### Task requirements
Here is the task for the listing below: output exactly the lines from the one containing "Convert this chart to matplotlib code." through the one containing "return (x +", and leave out the pictures.

-- begin Data section --

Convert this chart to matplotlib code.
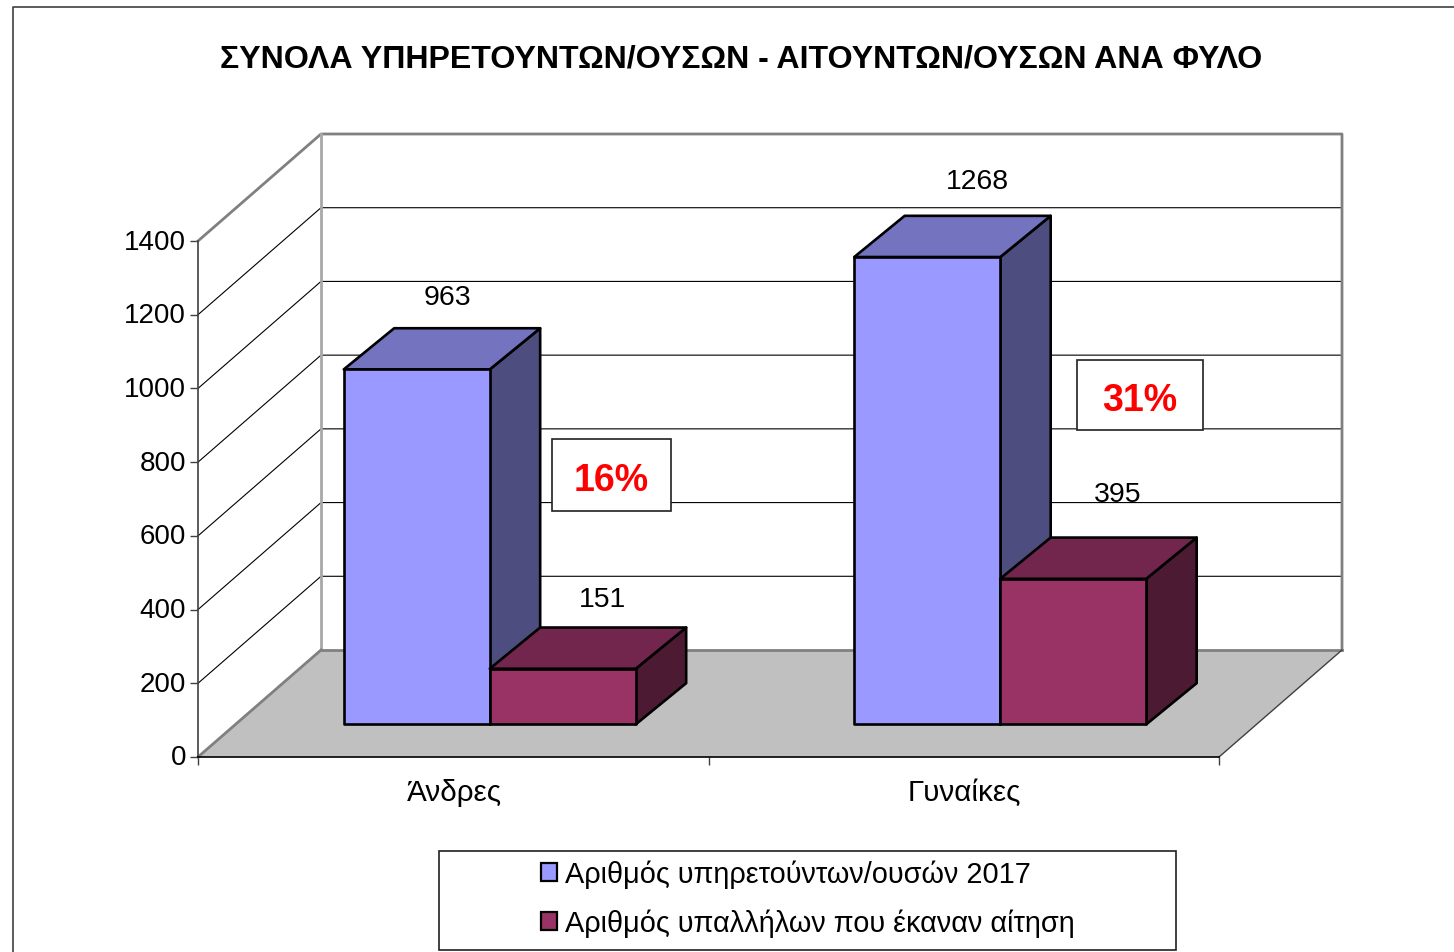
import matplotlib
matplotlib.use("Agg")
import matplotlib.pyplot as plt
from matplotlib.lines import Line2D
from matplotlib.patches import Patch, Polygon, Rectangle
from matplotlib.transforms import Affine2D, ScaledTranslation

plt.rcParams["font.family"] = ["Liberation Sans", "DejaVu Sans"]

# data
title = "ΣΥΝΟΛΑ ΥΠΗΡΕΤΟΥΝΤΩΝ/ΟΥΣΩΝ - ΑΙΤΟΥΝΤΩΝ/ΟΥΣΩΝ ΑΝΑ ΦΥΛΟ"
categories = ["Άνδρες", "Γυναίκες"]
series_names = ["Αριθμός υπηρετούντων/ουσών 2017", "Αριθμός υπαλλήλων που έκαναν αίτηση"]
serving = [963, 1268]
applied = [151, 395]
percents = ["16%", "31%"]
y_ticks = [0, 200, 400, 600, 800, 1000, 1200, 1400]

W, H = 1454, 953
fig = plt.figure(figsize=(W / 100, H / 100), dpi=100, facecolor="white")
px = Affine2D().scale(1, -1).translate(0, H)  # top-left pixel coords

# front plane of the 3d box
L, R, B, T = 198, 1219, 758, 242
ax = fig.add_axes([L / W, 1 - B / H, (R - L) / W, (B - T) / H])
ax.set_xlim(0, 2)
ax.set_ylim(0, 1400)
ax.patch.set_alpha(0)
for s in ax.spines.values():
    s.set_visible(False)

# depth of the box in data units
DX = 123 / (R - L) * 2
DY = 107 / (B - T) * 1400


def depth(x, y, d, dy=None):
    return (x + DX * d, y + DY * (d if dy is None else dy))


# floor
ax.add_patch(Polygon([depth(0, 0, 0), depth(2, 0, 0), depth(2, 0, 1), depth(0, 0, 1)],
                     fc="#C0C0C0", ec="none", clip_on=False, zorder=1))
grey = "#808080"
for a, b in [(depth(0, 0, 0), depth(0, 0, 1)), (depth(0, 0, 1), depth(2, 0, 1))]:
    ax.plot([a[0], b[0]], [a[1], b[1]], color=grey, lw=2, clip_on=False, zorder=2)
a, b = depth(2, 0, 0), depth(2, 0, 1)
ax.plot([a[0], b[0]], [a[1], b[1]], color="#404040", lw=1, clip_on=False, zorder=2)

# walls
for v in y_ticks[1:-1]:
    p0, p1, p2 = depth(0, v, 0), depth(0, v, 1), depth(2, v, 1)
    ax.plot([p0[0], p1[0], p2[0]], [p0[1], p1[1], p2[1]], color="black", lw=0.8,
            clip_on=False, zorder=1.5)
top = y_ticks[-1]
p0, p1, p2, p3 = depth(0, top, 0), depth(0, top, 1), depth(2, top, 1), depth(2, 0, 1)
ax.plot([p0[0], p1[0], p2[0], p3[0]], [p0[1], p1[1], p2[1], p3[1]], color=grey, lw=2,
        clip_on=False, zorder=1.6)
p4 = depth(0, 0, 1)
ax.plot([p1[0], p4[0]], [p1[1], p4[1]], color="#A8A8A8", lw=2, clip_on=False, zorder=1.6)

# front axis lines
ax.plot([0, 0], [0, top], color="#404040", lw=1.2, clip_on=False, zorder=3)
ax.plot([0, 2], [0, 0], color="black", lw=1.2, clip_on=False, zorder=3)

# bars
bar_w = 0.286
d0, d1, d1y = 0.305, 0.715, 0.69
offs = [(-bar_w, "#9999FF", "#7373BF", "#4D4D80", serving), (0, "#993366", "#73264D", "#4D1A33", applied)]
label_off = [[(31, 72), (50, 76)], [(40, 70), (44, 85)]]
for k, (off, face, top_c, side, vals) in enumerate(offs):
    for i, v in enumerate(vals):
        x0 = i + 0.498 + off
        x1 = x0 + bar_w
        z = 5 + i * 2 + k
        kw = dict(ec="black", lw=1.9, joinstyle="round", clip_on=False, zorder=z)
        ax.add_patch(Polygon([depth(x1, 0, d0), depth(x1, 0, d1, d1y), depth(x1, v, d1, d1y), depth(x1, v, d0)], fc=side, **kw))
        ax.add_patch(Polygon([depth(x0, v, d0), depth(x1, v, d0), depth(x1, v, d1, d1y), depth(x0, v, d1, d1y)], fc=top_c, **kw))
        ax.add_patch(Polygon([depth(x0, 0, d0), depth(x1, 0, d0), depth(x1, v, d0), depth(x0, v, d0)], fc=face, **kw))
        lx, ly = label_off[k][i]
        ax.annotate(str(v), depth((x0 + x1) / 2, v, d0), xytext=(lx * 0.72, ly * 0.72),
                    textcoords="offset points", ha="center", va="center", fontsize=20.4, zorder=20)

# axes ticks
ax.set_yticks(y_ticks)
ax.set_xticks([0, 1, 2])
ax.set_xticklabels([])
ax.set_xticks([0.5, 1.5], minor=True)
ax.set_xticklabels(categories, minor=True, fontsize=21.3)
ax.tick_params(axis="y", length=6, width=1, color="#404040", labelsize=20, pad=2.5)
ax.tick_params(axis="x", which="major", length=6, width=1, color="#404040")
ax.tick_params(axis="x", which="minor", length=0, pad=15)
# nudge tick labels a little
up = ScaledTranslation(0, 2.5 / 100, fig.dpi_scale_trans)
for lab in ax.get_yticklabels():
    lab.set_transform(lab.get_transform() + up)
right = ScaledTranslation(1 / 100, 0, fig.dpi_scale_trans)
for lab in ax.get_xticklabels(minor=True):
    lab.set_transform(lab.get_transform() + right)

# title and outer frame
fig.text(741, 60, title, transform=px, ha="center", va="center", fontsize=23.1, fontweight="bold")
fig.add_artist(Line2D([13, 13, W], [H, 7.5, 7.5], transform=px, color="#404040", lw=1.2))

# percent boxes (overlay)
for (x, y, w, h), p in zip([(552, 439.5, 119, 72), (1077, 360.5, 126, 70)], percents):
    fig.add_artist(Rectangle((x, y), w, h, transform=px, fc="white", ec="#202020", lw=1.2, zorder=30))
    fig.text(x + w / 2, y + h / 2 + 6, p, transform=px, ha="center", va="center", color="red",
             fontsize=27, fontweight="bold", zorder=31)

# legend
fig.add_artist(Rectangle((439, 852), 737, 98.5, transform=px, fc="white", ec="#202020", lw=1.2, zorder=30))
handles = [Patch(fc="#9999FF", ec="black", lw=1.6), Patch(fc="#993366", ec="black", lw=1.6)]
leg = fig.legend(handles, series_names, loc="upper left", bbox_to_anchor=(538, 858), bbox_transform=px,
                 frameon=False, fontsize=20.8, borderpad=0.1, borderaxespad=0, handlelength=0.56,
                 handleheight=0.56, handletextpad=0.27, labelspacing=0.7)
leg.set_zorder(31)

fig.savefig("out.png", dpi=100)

-- end Data section --
-- begin Data section --

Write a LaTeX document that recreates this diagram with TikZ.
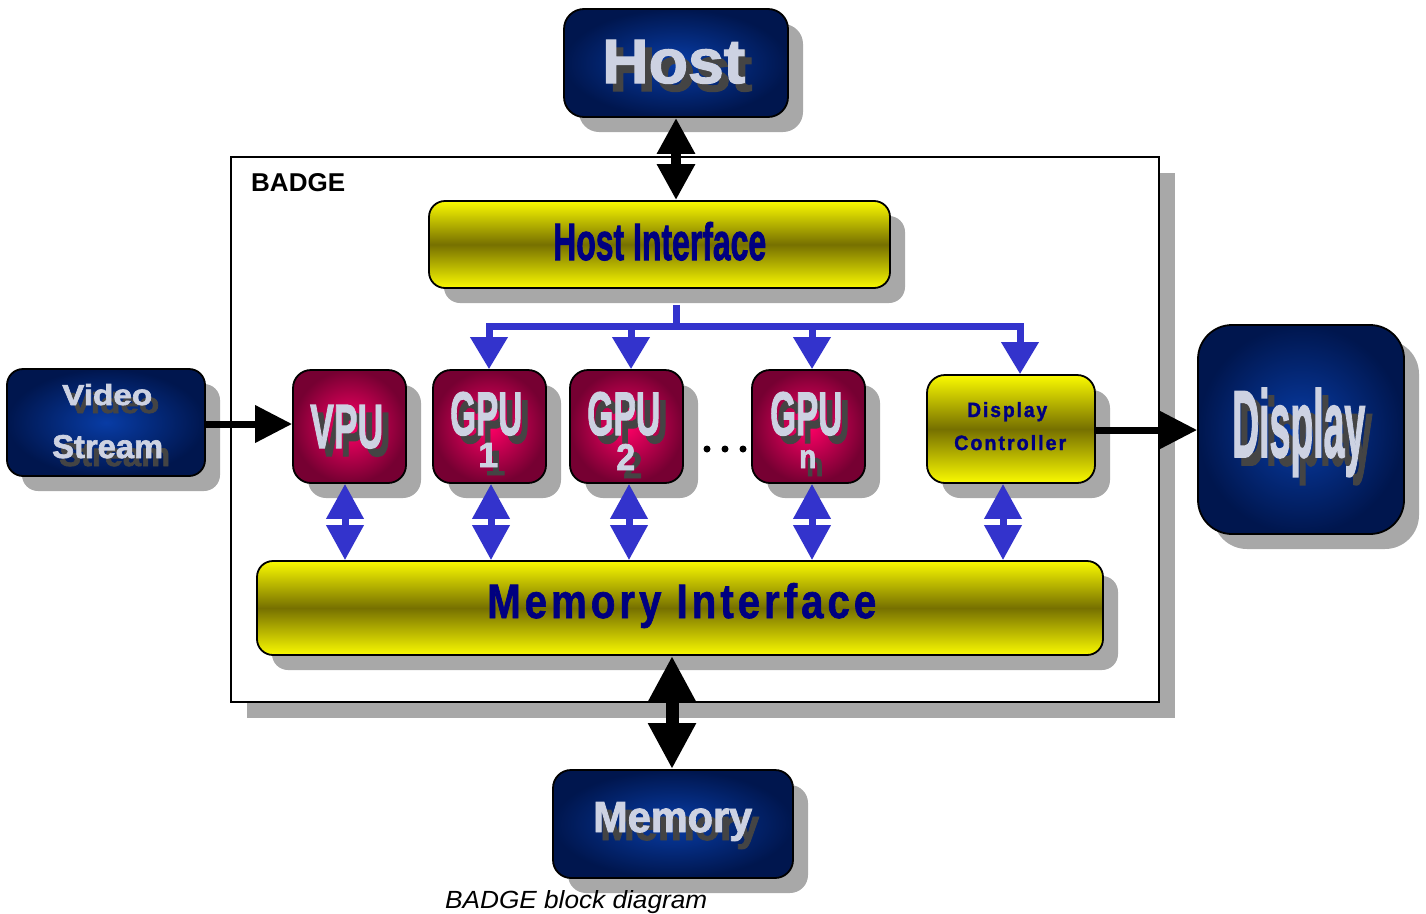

-- end Data section --

### Problem solution
Convert this chart to matplotlib code.
import matplotlib
matplotlib.use("Agg")
import matplotlib.pyplot as plt
from matplotlib.lines import Line2D
from matplotlib.patches import Patch, Polygon, Rectangle
from matplotlib.transforms import Affine2D, ScaledTranslation

plt.rcParams["font.family"] = ["Liberation Sans", "DejaVu Sans"]

# data
title = "ΣΥΝΟΛΑ ΥΠΗΡΕΤΟΥΝΤΩΝ/ΟΥΣΩΝ - ΑΙΤΟΥΝΤΩΝ/ΟΥΣΩΝ ΑΝΑ ΦΥΛΟ"
categories = ["Άνδρες", "Γυναίκες"]
series_names = ["Αριθμός υπηρετούντων/ουσών 2017", "Αριθμός υπαλλήλων που έκαναν αίτηση"]
serving = [963, 1268]
applied = [151, 395]
percents = ["16%", "31%"]
y_ticks = [0, 200, 400, 600, 800, 1000, 1200, 1400]

W, H = 1454, 953
fig = plt.figure(figsize=(W / 100, H / 100), dpi=100, facecolor="white")
px = Affine2D().scale(1, -1).translate(0, H)  # top-left pixel coords

# front plane of the 3d box
L, R, B, T = 198, 1219, 758, 242
ax = fig.add_axes([L / W, 1 - B / H, (R - L) / W, (B - T) / H])
ax.set_xlim(0, 2)
ax.set_ylim(0, 1400)
ax.patch.set_alpha(0)
for s in ax.spines.values():
    s.set_visible(False)

# depth of the box in data units
DX = 123 / (R - L) * 2
DY = 107 / (B - T) * 1400


def depth(x, y, d, dy=None):
    return (x + DX * d, y + DY * (d if dy is None else dy))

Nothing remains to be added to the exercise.